4. Minimize Low-Intensity Cardio
While in graduate school my thesis paper was on the muscle-fiber alterations between strength- and endurance-training parameters. For months I perused every research paper imaginable on the subject. Put simply: whenever possible, your body will convert the type IIB/X muscle fibers that have the most strength and hypertrophy potential into weaker IIA and I types.
So if your goal is to develop more impressive thighs for spring break, keep in mind that low-intensity jogs will impede the growth potential in your quads, glutes, hamstrings and calves. Now, maybe you don’t care about losing some explosive motor units in your legs and would rather have a slimmer waistline? In that case, jogging is probably fine for you.
However, my recommendation is to limit all cardio to 20 minutes, three times per week. An ideal progression is to run faster during those 20 minutes. Put another way, your goal should be to cover more ground in the same amount of time. Those 20 minutes are enough to reap the health benefits of cardio while minimizing the potential negative hormonal impact that low-intensity training can have on your overall muscle growth.
A 40-minute jog might be good for your heart and endurance, but it definitely won’t get you closer to sporting thighs like Tom Platz.
5. Ingest Protein and Carbs Before Training
You can’t talk about muscle growth without mentioning nutrition. And you can’t talk about nutrition without getting into some biochemistry. (Well, you can but it typically won’t teach you much more than you already know.) So here goes.
In order to maximize muscle growth you must leverage the balance between protein synthesis and protein breakdown in your favor. Your body is in a constant flux between build-up and breakdown, and the goal of training and nutrition is to tip the scale toward protein synthesis. That’s how you grow new muscle.
Over the last few years, the AMPK-mTOR signaling system has become a hot topic amongst those with Ph.Ds behind their name. AMPK and mTOR can have opposing effects on muscle growth.

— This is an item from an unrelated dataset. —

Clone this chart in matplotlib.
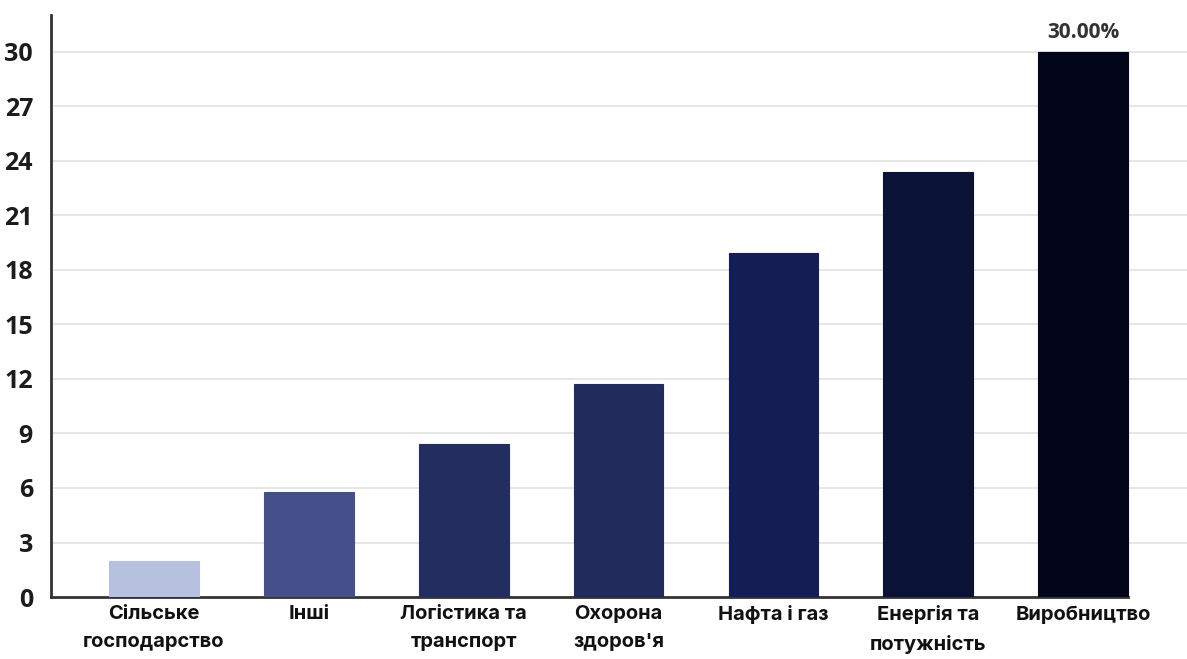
import matplotlib
matplotlib.use("Agg")
import matplotlib.pyplot as plt
import numpy as np

# data
categories = [
    "Сільське\nгосподарство",
    "Інші",
    "Логістика та\nтранспорт",
    "Охорона\nздоров'я",
    "Нафта і газ",
    "Енергія та\nпотужність",
    "Виробництво",
]
values = [2.0, 5.8, 8.4, 11.7, 18.9, 23.4, 30.0]
bar_colors = ["#b5c1df", "#45508a", "#242d5f", "#212b5c", "#141e55", "#0a1235", "#03061a"]
y_ticks = list(range(0, 31, 3))
top_label = "30.00%"

fig = plt.figure(figsize=(11.87, 6.59), dpi=100)
ax = fig.add_axes([0.043, 0.094, 0.957, 0.883])

x = np.arange(len(categories))
bar_w = 0.58
ax.bar(x, values, width=bar_w, color=bar_colors, edgecolor=bar_colors, linewidth=0.8, zorder=3)

# label over the tallest bar
ax.annotate(top_label, (x[-1], values[-1]), xytext=(0, 10), textcoords="offset points",
            ha="center", va="baseline", fontsize=15, fontweight="bold", color="#333333",
            family=["Open Sans", "DejaVu Sans"], fontstretch="condensed")

ax.set_xlim(-0.664, 6.67)
ax.set_ylim(0, 32)

ax.set_yticks(y_ticks)
ax.set_yticklabels([str(t) for t in y_ticks], fontsize=18, fontweight="bold", color="#1c1c1c",
                   family=["Open Sans", "DejaVu Sans"], fontstretch="condensed")
ax.tick_params(axis="y", length=0, pad=13)

ax.set_xticks(x)
ax.set_xticklabels(categories, fontsize=14.5, fontweight="bold", color="#111111",
                   family=["Inter", "DejaVu Sans"], linespacing=1.7)
ax.tick_params(axis="x", length=0, pad=6)

# grid lines (skip the one at zero, the axis covers it)
ax.hlines(y_ticks[1:], -0.664, 6.67, color="#e4e4e4", linewidth=1.3, zorder=0)

for side in ["top", "right"]:
    ax.spines[side].set_visible(False)
ax.spines["left"].set_color("#333333")
ax.spines["left"].set_linewidth(2)
ax.spines["bottom"].set_color("#333333")
ax.spines["bottom"].set_linewidth(2)
ax.spines["bottom"].set_bounds(-0.664, x[-1] + bar_w / 2)

fig.savefig("out.png", dpi=100)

AMPK activity reduces protein synthesis and muscle growth (Wackerhage et al, Strength and Conditioning). Contrarily, the mTOR pathway appears to be a primary driver for protein synthesis. The relationship between the two is certainly a complicated subject with many unknowns. However, it appears that insulin and amino acids can turn on the mTOR pathway – and subsequently enhance protein synthesis.

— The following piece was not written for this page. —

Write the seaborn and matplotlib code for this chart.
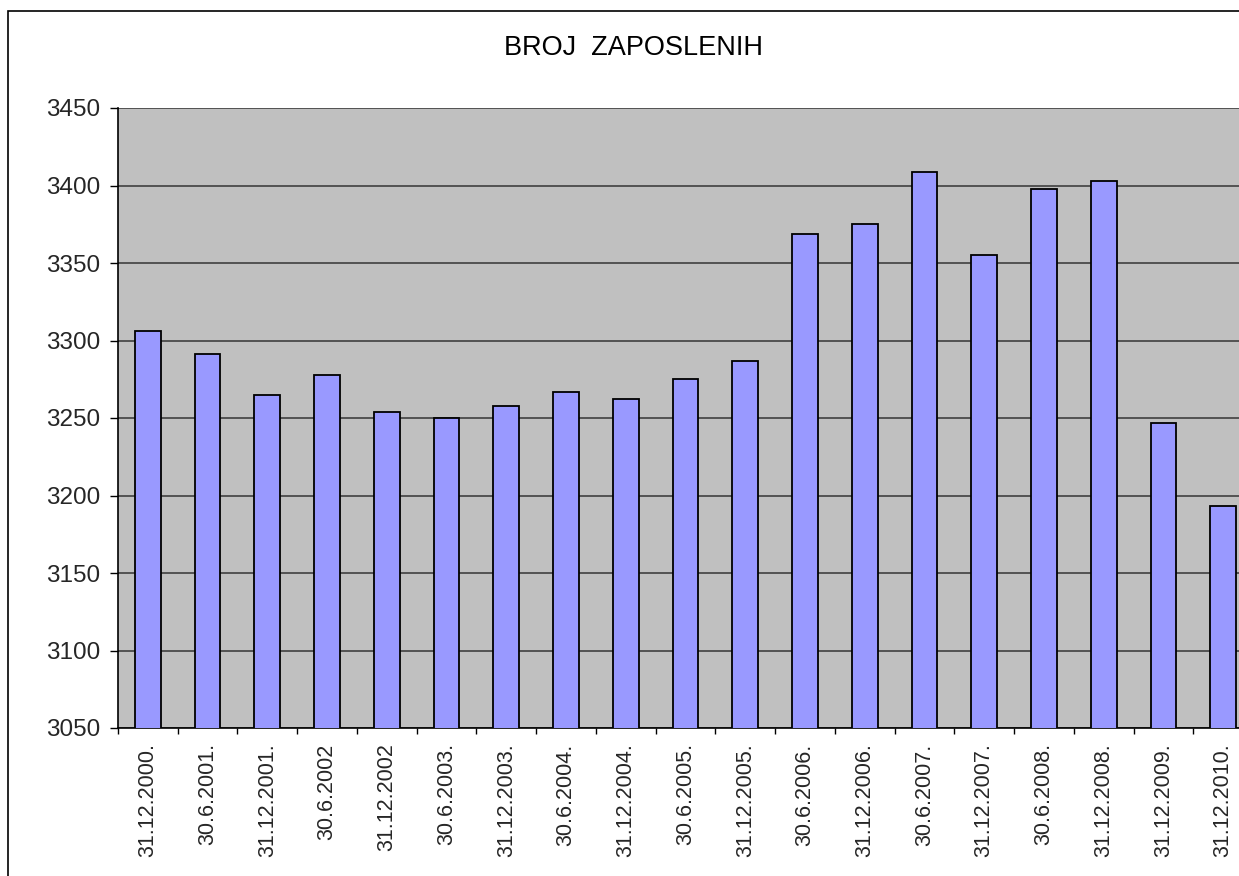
import matplotlib
matplotlib.use("Agg")
import matplotlib.pyplot as plt
from matplotlib.patches import Rectangle
import seaborn as sns
import pandas as pd

# Data
dates = ['31.12.2000.', '30.6.2001.', '31.12.2001.', '30.6.2002', '31.12.2002',
         '30.6.2003.', '31.12.2003.', '30.6.2004.', '31.12.2004.', '30.6.2005.',
         '31.12.2005.', '30.6.2006.', '31.12.2006.', '30.6.2007.', '31.12.2007.',
         '30.6.2008.', '31.12.2008.', '31.12.2009.', '31.12.2010.']
employees = [3306, 3291, 3265, 3278, 3254, 3250, 3258, 3267, 3262, 3275,
             3287, 3369, 3375, 3409, 3355, 3398, 3403, 3247, 3193]
y_ticks = [3050, 3100, 3150, 3200, 3250, 3300, 3350, 3400, 3450]

df = pd.DataFrame({'date': dates, 'employees': employees})

sns.set_theme(style='white')
plt.rcParams['font.family'] = ['Liberation Sans', 'DejaVu Sans']

W, H = 1239, 876
fig = plt.figure(figsize=(W / 100, H / 100), dpi=100)
fig.patch.set_facecolor('white')

# plot area runs past the right edge, like the cropped original
ax = fig.add_axes([118 / W, 148 / H, 1135 / W, 620 / H])
ax.set_facecolor('#c0c0c0')

sns.barplot(data=df, x='date', y='employees', color='#9999ff', saturation=1,
            edgecolor='black', linewidth=1.3, width=0.43, ax=ax, zorder=3)

ax.set_ylim(3050, 3450)
ax.set_xlim(-0.5, len(dates) - 0.5)
ax.set_yticks(y_ticks)
ax.yaxis.grid(True, color='#404040', linewidth=1.2, zorder=0)
ax.xaxis.grid(False)
ax.set_axisbelow(True)

ax.set_xlabel('')
ax.set_ylabel('')

for side in ['top', 'right']:
    ax.spines[side].set_visible(False)
for side in ['left', 'bottom']:
    ax.spines[side].set_color('black')
    ax.spines[side].set_linewidth(1.2)

ax.tick_params(axis='y', which='major', direction='out', length=6, width=1,
               color='black', labelsize=17.5, pad=7, left=True)
ax.set_xticks(range(len(dates)))
ax.set_xticklabels(dates, rotation=90, va='top', ha='center')
ax.set_xticks([i - 0.5 for i in range(len(dates) + 1)], minor=True)
ax.tick_params(axis='x', which='major', length=0, labelsize=15.5, pad=11)
ax.tick_params(axis='x', which='minor', direction='out', length=4.5, width=1,
               color='black', bottom=True)

fig.text(633 / W, 1 - 48 / H, 'BROJ  ZAPOSLENIH', ha='center', va='center',
         fontsize=19.5, color='black')

# outer chart border (cropped on right and bottom)
fig.add_artist(Rectangle((8 / W, -0.1), 1.2, 1.1 - 11 / H,
                         transform=fig.transFigure, fill=False,
                         edgecolor='black', linewidth=1.2))

fig.savefig('out.png', dpi=100)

I’m a proponent of performing cardio in a fasted state when fat loss is the primary goal. Once glycogen from the liver is used up, your body will start burning fat for fuel.
But during the intense strength training that’s necessary for muscle growth, it’s safe to postulate that carbs and amino acids should be available to fuel your efforts. And it appears that the insulin response from carbs paired with the amino acids (namely leucine) from the protein will trigger protein synthesis via the mTOR pathway.
So when I’m working with a client who seeks fast muscle growth, one piece of fruit combined with 20 grams of leucine-rich, whey protein is consumed 15-20 minutes before training. Thirty minutes after training another 20 grams of protein is paired with berries.
You should experiment with different types of fruit to see which one works best for you. Most of my clients favor a banana, apple or orange with this whey protein.
Add these five steps into your training plan and make 2014 the year that you gain quality muscle faster than ever.